The next cycle of negotiations on trade that should open in Qatar on November 9, within the framework of the WTO, can allow an international mobilization that changes the given conditions at a world level.

It is, however, in a more serious and more difficult context that the mobilizations will develop and that the movement against neo-liberal globalisation will be built. A situation which will require of these movements a greater attention to democratic problems and the question of peace and security for the people: for the peoples of the South, increasing in inequality is compounded by the fear of military intervention, whether by the Western powers or local governments which will use the situation to settle conflicts which had remained latent.

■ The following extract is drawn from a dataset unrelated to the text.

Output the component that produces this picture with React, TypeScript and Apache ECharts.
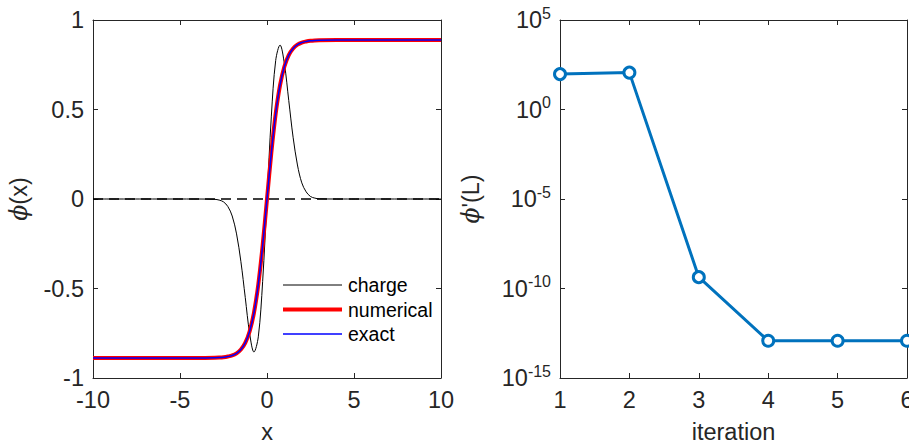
import React, { useEffect, useRef } from "react";
import * as echarts from "echarts";

const xs = [-10, -4, -3, -2.75, -2.5, -2.25, -2, -1.75, -1.5, -1.25, -1, -0.75, -0.5, -0.25, 0, 0.25, 0.5, 0.75, 1, 1.25, 1.5, 1.75, 2, 2.25, 2.5, 2.75, 3, 4, 10];
const numerical = [-0.888, -0.888, -0.887, -0.886, -0.884, -0.88, -0.874, -0.862, -0.841, -0.804, -0.74, -0.636, -0.477, -0.259, 0, 0.259, 0.477, 0.636, 0.74, 0.804, 0.841, 0.862, 0.874, 0.88, 0.884, 0.886, 0.887, 0.888, 0.888];
const exact = [-0.888, -0.888, -0.887, -0.886, -0.884, -0.88, -0.874, -0.862, -0.841, -0.804, -0.74, -0.636, -0.477, -0.259, 0, 0.259, 0.477, 0.636, 0.74, 0.804, 0.841, 0.862, 0.874, 0.88, 0.884, 0.886, 0.887, 0.888, 0.888];
const charge = [0, 0, -0.002, -0.006, -0.016, -0.042, -0.095, -0.195, -0.35, -0.55, -0.75, -0.855, -0.77, -0.46, 0, 0.463, 0.774, 0.86, 0.755, 0.55, 0.345, 0.19, 0.09, 0.04, 0.014, 0.005, 0.001, 0, 0];
const zeroLineX = [-10, 10];
const zeroLineY = [0, 0];

const iterations = [1, 2, 3, 4, 5, 6];
const residual = [95, 115, 4.3e-10, 1.2e-13, 1.2e-13, 1.2e-13];

const leftXTicks = [-10, -5, 0, 5, 10];
const leftYTicks = [-1, -0.5, 0, 0.5, 1];

const legendNames = ["charge", "numerical", "exact"];
const legendColors = ["#000000", "#ff0000", "#0000ff"];
const legendWidths = [1, 4, 1.5];

const FONT = "'Liberation Sans', Arial, Helvetica, sans-serif";
const AX = "#262626";

function pairs(a: number[], b: number[]) {
  return a.map((v, i) => [v, b[i]]);
}

export default function App() {
  const ref = useRef<HTMLDivElement>(null);
  useEffect(() => {
    if (!ref.current) return;
    const chart = echarts.init(ref.current, null, { renderer: "svg" });
    const tick = { show: true, inside: true, length: 5, lineStyle: { color: AX, width: 1 } };
    const line = { show: true, onZero: false, lineStyle: { color: AX, width: 1 } };
    const FS = 23.5;
    const lbl = { color: AX, fontSize: FS, fontFamily: FONT };
    const nameStyle = {
      color: AX, fontSize: FS, fontFamily: FONT,
      rich: {
        p: { color: AX, fontSize: FS, fontFamily: "'DejaVu Serif', serif", fontStyle: "italic" },
        t: { color: AX, fontSize: FS, fontFamily: FONT },
      },
    };
    const supLabel = (v: number) => {
      const e = Math.round(Math.log10(v));
      return `{b|10}{s|${e}}`;
    };
    const legendGraphics: any[] = [];
    legendNames.forEach((n, i) => {
      const y = 285 + i * 24.5;
      legendGraphics.push({
        type: "line", shape: { x1: 283, y1: y, x2: 342, y2: y },
        style: { stroke: legendColors[i], lineWidth: legendWidths[i] }, z: 10,
      });
      legendGraphics.push({
        type: "text", x: 348, y: y,
        style: { text: n, fill: "#000", fontSize: 19.5, fontFamily: FONT, verticalAlign: "middle", align: "left" }, z: 10,
      });
    });
    chart.setOption({
      animation: false,
      grid: [
        { left: 93, top: 20, width: 348, height: 358, outerBoundsMode: "none", containLabel: false },
        { left: 560, top: 20, width: 347, height: 358, outerBoundsMode: "none", containLabel: false },
      ],
      graphic: legendGraphics,
      xAxis: [
        {
          gridIndex: 0, type: "value", min: -10, max: 10, interval: 5,
          axisLine: line, axisTick: tick, splitLine: { show: false },
          axisLabel: { ...lbl, margin: 10, formatter: (v: number) => (leftXTicks.includes(v) ? String(v) : "") },
          name: "x", nameLocation: "middle", nameGap: 42, nameTextStyle: nameStyle,
        },
        {
          gridIndex: 0, type: "value", min: -10, max: 10, interval: 5, position: "top",
          axisLine: line, axisTick: tick, splitLine: { show: false }, axisLabel: { show: false },
        },
        {
          gridIndex: 1, type: "value", min: 1, max: 6, interval: 1,
          axisLine: line, axisTick: tick, splitLine: { show: false },
          axisLabel: { ...lbl, margin: 10 },
          name: "iteration", nameLocation: "middle", nameGap: 42, nameTextStyle: nameStyle,
        },
        {
          gridIndex: 1, type: "value", min: 1, max: 6, interval: 1, position: "top",
          axisLine: line, axisTick: tick, splitLine: { show: false }, axisLabel: { show: false },
        },
      ],
      yAxis: [
        {
          gridIndex: 0, type: "value", min: -1, max: 1, interval: 0.5,
          axisLine: line, axisTick: tick, splitLine: { show: false },
          axisLabel: { ...lbl, margin: 9, formatter: (v: number) => (leftYTicks.includes(v) ? String(v) : "") },
          name: "{p|ϕ}{t|(x)}", nameLocation: "middle", nameGap: 62, nameRotate: 90, nameTextStyle: nameStyle,
        },
        {
          gridIndex: 0, type: "value", min: -1, max: 1, interval: 0.5, position: "right",
          axisLine: line, axisTick: tick, splitLine: { show: false }, axisLabel: { show: false },
        },
        {
          gridIndex: 1, type: "log", logBase: 10, min: 1e-15, max: 1e5, interval: 5,
          axisLine: line, axisTick: tick, splitLine: { show: false }, minorTick: { show: false },
          axisLabel: {
            ...lbl, margin: 9, formatter: supLabel,
            rich: {
              b: { color: AX, fontSize: FS, fontFamily: FONT },
              s: { color: AX, fontSize: 16, fontFamily: FONT, padding: [0, 0, 14, 0] },
            },
          },
          name: "{p|ϕ}{t|'(L)}", nameLocation: "middle", nameGap: 77, nameRotate: 90, nameTextStyle: nameStyle,
        },
        {
          gridIndex: 1, type: "log", logBase: 10, min: 1e-15, max: 1e5, interval: 5, position: "right",
          axisLine: line, axisTick: tick, splitLine: { show: false }, axisLabel: { show: false },
        },
      ],
      series: [
        {
          name: "charge", type: "line", xAxisIndex: 0, yAxisIndex: 0,
          data: pairs(xs, charge), smooth: 0.35, symbol: "none",
          lineStyle: { color: "#000", width: 1 }, z: 2,
        },
        {
          name: "zero", type: "line", xAxisIndex: 0, yAxisIndex: 0,
          data: pairs(zeroLineX, zeroLineY), symbol: "none",
          lineStyle: { color: "#000", width: 1.3, type: [10, 6] }, z: 3,
        },
        {
          name: "numerical", type: "line", xAxisIndex: 0, yAxisIndex: 0,
          data: pairs(xs, numerical), smooth: 0.35, symbol: "none",
          lineStyle: { color: "#ff0000", width: 4 }, z: 4,
        },
        {
          name: "exact", type: "line", xAxisIndex: 0, yAxisIndex: 0,
          data: pairs(xs, exact), smooth: 0.35, symbol: "none",
          lineStyle: { color: "#0000ff", width: 1.5 }, z: 5,
        },
        {
          name: "residual", type: "line", xAxisIndex: 2, yAxisIndex: 2,
          data: pairs(iterations, residual), symbol: "circle", symbolSize: 11,
          lineStyle: { color: "#0072BD", width: 3 },
          itemStyle: { color: "#ffffff", borderColor: "#0072BD", borderWidth: 3 },
          z: 4,
        },
      ],
    });
    return () => chart.dispose();
  }, []);
  return <div ref={ref} style={{ position: "fixed", left: 0, top: 0, width: 909, height: 444, background: "#fff" }} />;
}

Nonetheless, it is in this "other globalisation" that the hope of a fairer and more secure world for all the peoples of the planet resides.

Footnotes

[1In order to justify itself the Italian police had claimed there was a great number of "black bloc" demonstrators in Genoa; however, under questioning from the Italian parliamentary commission of inquiry a police official had to admit that there were no more than 500 demonstrators who fell into this category.

[2Samuel P. Huntington argues in his book, The clash of civilizations, the idea that the 19th century saw the confrontation between nations and the 20th century that of ideologies while the 21st will be that of the confrontation between civilizations.

[3This opinion is advanced by Alain Touraine in an article published in the French daily newspaper Libération on September 14, 2001.